A lawsuit filed Friday alleges that Starkey Laboratories Inc. CEO Bill Austin fired President Jerry Ruzicka and seven other employees earlier this month in retaliation for Ruzicka’s refusal to promote Austin’s stepson.
The lawsuit, filed by former Operations Vice President Keith Guggenberger, alleges breach of contract, defamation of character and spying. It accuses Austin of creating a hostile and vindictive work environment and is seeking damages in excess of $10.9 million.
Austin, his stepson and Starkey’s attorney did not return calls Friday asking for comment.
Guggenberger worked at Starkey for 29 years and claims in the lawsuit that he was wrongfully terminated and owed $1.2 million in wages plus benefits he has been denied.
In the industry, Ruzicka and Guggenberger are largely credited with helping build Starkey’s hearing aid business to one with $800 million in annual revenue. While Austin is CEO and founder, he was largely engaged in patient care and in the philanthropic work of the Starkey Foundation. The court filing said “Ruzicka’s role in building the company to $800 million in revenue was even greater than Austin’s.”

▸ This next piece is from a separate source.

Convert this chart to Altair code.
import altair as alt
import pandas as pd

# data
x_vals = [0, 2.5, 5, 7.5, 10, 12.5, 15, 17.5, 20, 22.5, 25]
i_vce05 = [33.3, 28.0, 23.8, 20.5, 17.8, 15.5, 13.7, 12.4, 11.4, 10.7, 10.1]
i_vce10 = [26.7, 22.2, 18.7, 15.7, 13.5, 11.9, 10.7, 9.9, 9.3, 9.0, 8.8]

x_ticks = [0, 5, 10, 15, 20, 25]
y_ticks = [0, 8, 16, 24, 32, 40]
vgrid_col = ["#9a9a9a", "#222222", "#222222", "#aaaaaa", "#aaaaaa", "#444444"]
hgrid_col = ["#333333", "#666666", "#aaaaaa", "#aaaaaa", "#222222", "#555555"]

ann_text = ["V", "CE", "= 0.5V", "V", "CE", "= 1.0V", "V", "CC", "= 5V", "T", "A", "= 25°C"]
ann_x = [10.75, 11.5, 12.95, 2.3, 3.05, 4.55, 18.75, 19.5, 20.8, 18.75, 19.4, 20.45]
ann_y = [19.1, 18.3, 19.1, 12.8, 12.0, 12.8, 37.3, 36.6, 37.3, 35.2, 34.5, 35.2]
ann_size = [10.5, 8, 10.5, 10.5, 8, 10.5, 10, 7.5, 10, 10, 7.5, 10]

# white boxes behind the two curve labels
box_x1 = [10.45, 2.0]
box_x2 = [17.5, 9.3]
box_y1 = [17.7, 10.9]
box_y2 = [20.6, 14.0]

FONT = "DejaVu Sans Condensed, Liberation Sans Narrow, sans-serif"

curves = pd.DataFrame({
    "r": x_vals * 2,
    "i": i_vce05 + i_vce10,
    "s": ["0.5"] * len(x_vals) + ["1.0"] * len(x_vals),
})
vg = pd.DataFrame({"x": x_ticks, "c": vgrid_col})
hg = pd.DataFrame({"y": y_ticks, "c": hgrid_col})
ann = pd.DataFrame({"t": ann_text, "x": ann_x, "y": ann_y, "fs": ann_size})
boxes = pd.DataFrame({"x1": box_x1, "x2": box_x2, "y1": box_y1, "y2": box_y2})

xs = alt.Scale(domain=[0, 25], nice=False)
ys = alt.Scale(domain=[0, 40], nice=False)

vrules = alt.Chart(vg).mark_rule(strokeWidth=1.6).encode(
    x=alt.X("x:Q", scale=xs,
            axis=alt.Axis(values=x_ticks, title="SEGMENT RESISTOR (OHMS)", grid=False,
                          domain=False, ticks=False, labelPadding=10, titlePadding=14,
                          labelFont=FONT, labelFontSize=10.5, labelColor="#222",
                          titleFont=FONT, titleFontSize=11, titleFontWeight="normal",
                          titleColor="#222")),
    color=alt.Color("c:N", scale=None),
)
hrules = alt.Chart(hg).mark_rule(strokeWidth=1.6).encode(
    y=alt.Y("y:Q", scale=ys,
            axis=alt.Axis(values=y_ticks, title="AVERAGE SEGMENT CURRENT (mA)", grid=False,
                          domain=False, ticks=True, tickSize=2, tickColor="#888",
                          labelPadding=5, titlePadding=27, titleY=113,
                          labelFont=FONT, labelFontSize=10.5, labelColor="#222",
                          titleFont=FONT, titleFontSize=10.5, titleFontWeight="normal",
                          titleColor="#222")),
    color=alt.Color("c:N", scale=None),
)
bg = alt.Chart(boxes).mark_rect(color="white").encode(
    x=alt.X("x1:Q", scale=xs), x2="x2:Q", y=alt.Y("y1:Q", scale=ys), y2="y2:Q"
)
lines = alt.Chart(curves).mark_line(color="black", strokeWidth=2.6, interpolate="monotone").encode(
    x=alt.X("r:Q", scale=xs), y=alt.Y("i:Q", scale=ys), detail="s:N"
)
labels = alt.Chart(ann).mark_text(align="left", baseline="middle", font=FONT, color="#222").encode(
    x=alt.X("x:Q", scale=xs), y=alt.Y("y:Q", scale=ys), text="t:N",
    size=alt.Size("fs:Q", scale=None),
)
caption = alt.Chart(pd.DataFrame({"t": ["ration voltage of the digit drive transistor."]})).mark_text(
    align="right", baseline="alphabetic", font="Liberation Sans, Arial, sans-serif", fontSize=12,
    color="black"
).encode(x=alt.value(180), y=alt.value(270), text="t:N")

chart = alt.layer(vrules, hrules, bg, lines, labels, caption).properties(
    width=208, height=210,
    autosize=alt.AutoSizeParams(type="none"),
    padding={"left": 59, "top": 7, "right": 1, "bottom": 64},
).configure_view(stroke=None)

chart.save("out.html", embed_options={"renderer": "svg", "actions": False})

But, the lawsuit said, Austin “marginalized and ignored Ruzicka” after Austin’s stepson, Brandon Sawalich, the company’s marketing senior vice president, was not promoted. Austin, the lawsuit says, began yelling and bad mouthing Ruzicka and Guggenberger around the office.
Austin “detests any limitation on his authority and power in the company,” the lawsuit said.
The complaint said that once Ruzicka believed his employment contract would not be renewed in January 2016, he made plans to leave Starkey and start a company of his own.
The lawsuit said Sawalich learned of this and arranged to intercept e-mails between Ruzicka and Guggenberger. Sawalich then worked to “further [poison] Austin’s mind against Ruzicka.”
On Sept. 8 and 9, Austin began terminating executives, targeting those who were close to Ruzicka, the lawsuit alleged.
After Austin fired Ruzicka, sheriff’s deputies escorted him from the building, the lawsuit said.
Ruzicka’s attorney, Marshall Tanick, said his client did nothing wrong and had an employment contract that should have been honored.
Austin fired Guggenberger on Sept. 9, accusing him of planning to open a competing business with Ruzicka. Guggenberger denied those charges and told Austin that he “had no intention of leaving Starkey.” Still, Austin sent Guggenberger a termination letter alleging “a long list” of “groundless” offenses and denied him wages and benefits, the lawsuit said.
Guggenberger’s attorney, Mark Briol, said that Austin’s allegations were wrong.
“My client didn’t want to leave the company,” Briol said. “He had no intention of doing anything against the company. He was not feathering his own nest. He was not looking to compete with Starkey. He was not going anywhere. He [still] had a 13-year contract worth $375,000 each year. It was Jerry who was the one who was looking.”
In addition to Ruzicka and Guggenberger, Austin terminated CFO Scott Nelson; Larry Miller, senior vice president for human resources; and executive assistants Julie Miller and Kim Mohlis. Each had worked at Starkey between 19 and 40 years.
Mohlis said she believed it was a power struggle that led to her termination. She added that she’s not entirely sure and did not feel comfortable asking the temperamental Austin for an explanation.
On Sept. 13, Austin fired Jeff Longtain, the president of Starkey’s Oregon subsidiary Northland Hearing Centers. Two days later, he fired Susan Good, the senior director of Starkey Medical Partner Network. Good, who worked at Starkey for 12 years, could not be reached for comment.
Longtain’s attorney, Josh Stump, said his client has no idea why he was terminated. “Right now, my client is genuinely in the dark,” Stump said.
“There has been no accusation of wrongdoing and my client believes there was no wrongdoing,” he said. “If at some point, there is an accusation out there waiting to come forward, my client will deny it.”
Longtain helped Starkey build its business in the Northwest, Stump said.